OK, gravity waves aside, is it technically possible now to measure distance to the Moon using interferometer? If not using light, then at least radio waves?
With the Earth-Moon distance about 400,000 km, the distance change is predicted to be 10-12 m, or 1000 nuclear diameters.
OK, that falls somewhere in the X rays spectrum. Sounds promising.
My third question is about the gravity waves themselves. Do they affect light? I mean, does the light know it passed through a region of space where are gravity waves?
Suppose some advanced civilization put a laser in the space and a receiver very far away from it. Suppose also the space between them is filled with a bit of dust.
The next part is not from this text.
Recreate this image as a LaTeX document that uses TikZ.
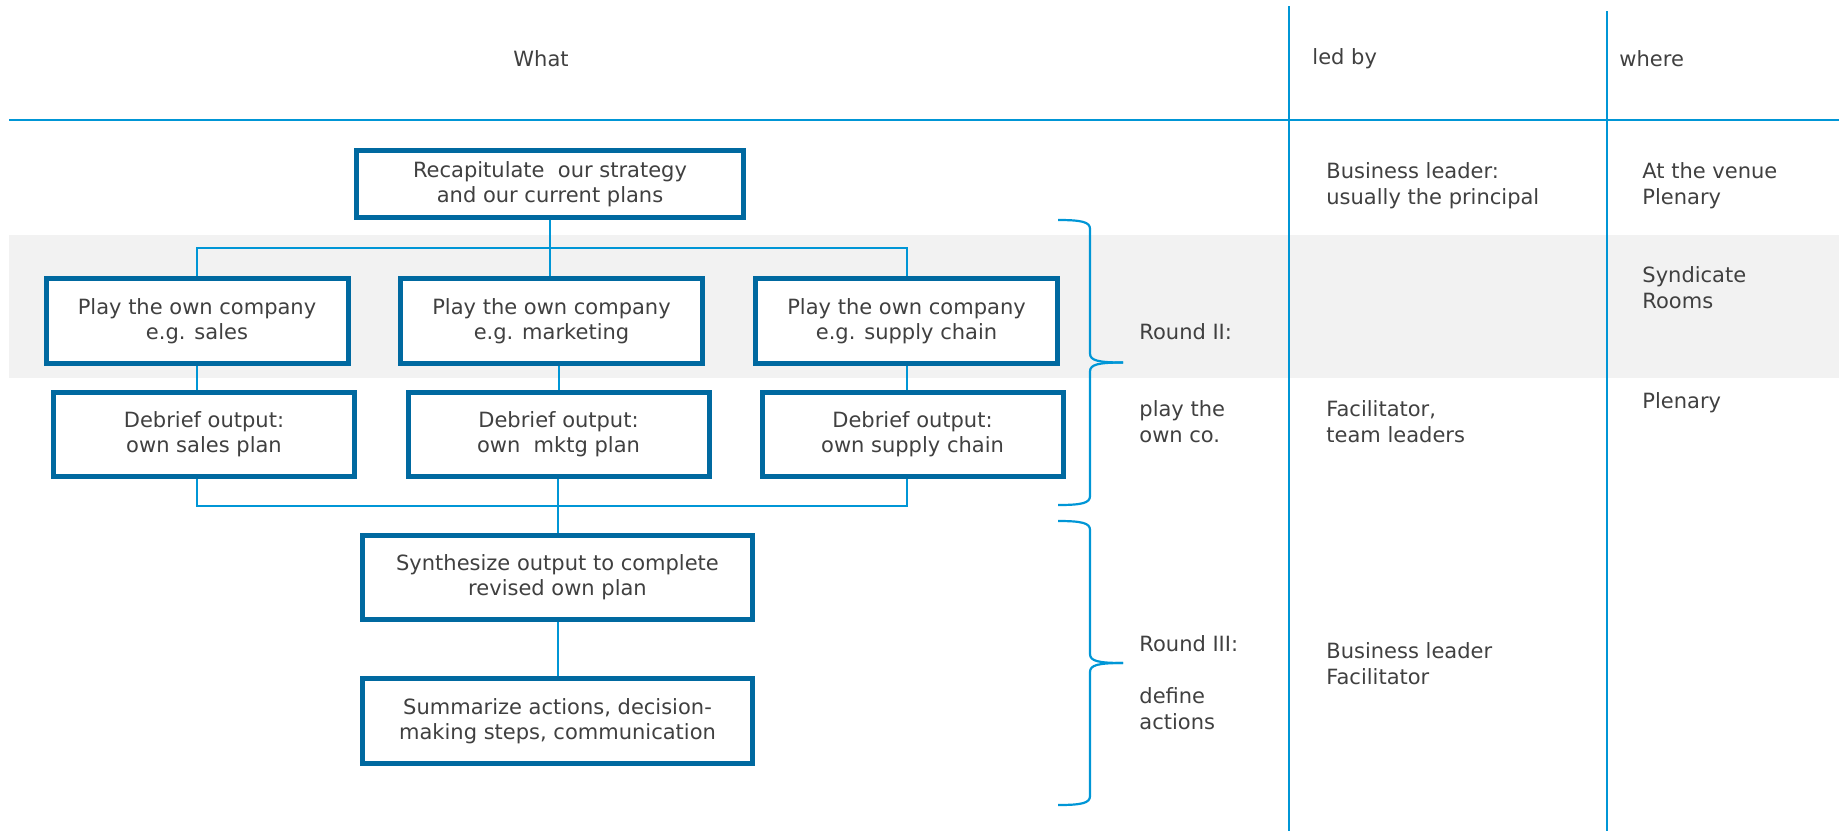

Then, a gravity wave passes.
Scenario 1: A "wide" wave passes, causing the laser and the receiver change distance.
Scenario 2: A "narrow" wave passes, not affecting the distance between the laser and the receiver, but disturbing dust between them.
(I understand gravity waves are a bit like radio waves, that means they can have "shape". Am I correct? There can be region in space where there is a gravity wave and a region where it isn't. In particular, two orbiting neutron stars emit gravity waves mostly in their "equatorial" rotation plane and not at the "poles". The wave intensity angular characteristic is similar to that of the dipole antenna radiation pattern. Am I right?)
In scenario 1, we would see the passing wave on the interferometer, right.
Now in scenario 2. Will the wave be visible to the detector? I mean: the spacetime between the source and detector was disturbed, so the light has to be affected, right?
If that is the case then going back to scenario 1: what is the effect of the light disturbance for the distance measurement experiment? Does it
amplify distance vibrations, does it
damp them or is it
negligible?
That said, could we see some effect of gravity waves in some distant stars light characteristics or in some exotic phenomena like gravity lensing pictures?